Francis emphasized that, “fur is 100 percent biodegradable. So therefore, yes, in effect, it is completely sustainable and completely ethical.” But in the last 30 years, “awareness has been raised and animal cruelty and animal rights issues that are absolutely relevant and critical to this conversation.”
“I think if we can return to a slower, more sustainable and circular system of fur production, as it was historically before it became, I guess, commoditized,” she said, “I think that would be a better future if we were more mindful of our fur production and honoring the beauty of that material.”

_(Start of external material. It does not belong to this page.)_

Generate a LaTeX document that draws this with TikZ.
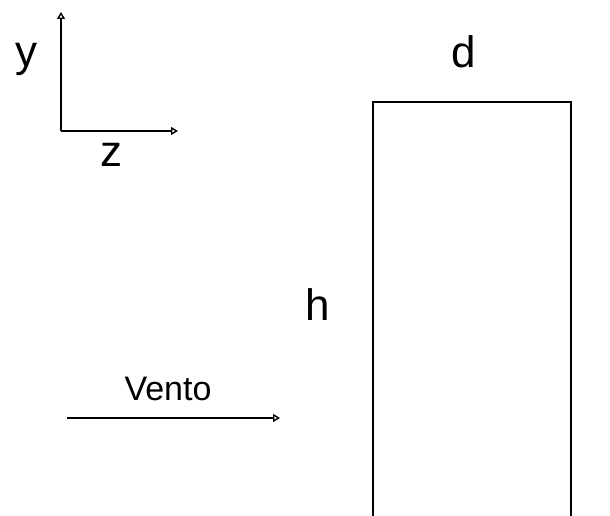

Still, some younger designers see fur as fundamentally untouchable. In a collection shown in Paris, the millennial-aged designers of Vaquera, Patric DiCaprio and Bryn Taubensee, put gruesomely faux fur on wraps, gloves and jackets in a collection themed around the disgustingness of contemporary wealth. “We like a kind of gross fur, because fur is gross,” said Taubensee. “Fur is a classic symbol of wealth and fanciness, so it’s fun to subvert that a little bit and make it gross,” said DiCaprio.
“Especially real fur is like —” he continued.
“Disgusting,” finished Taubensee.
“The idea of cutting and sewing that — whew!” DiCaprio said.
“Cutting and sewing the faux fur is also disgusting,” Taubensee said. DiCaprio agreed. “It’s in your nose, in your bed at home, you’re hooking up with someone and you’re pulling faux fur out of their mouth. It’s a lot.”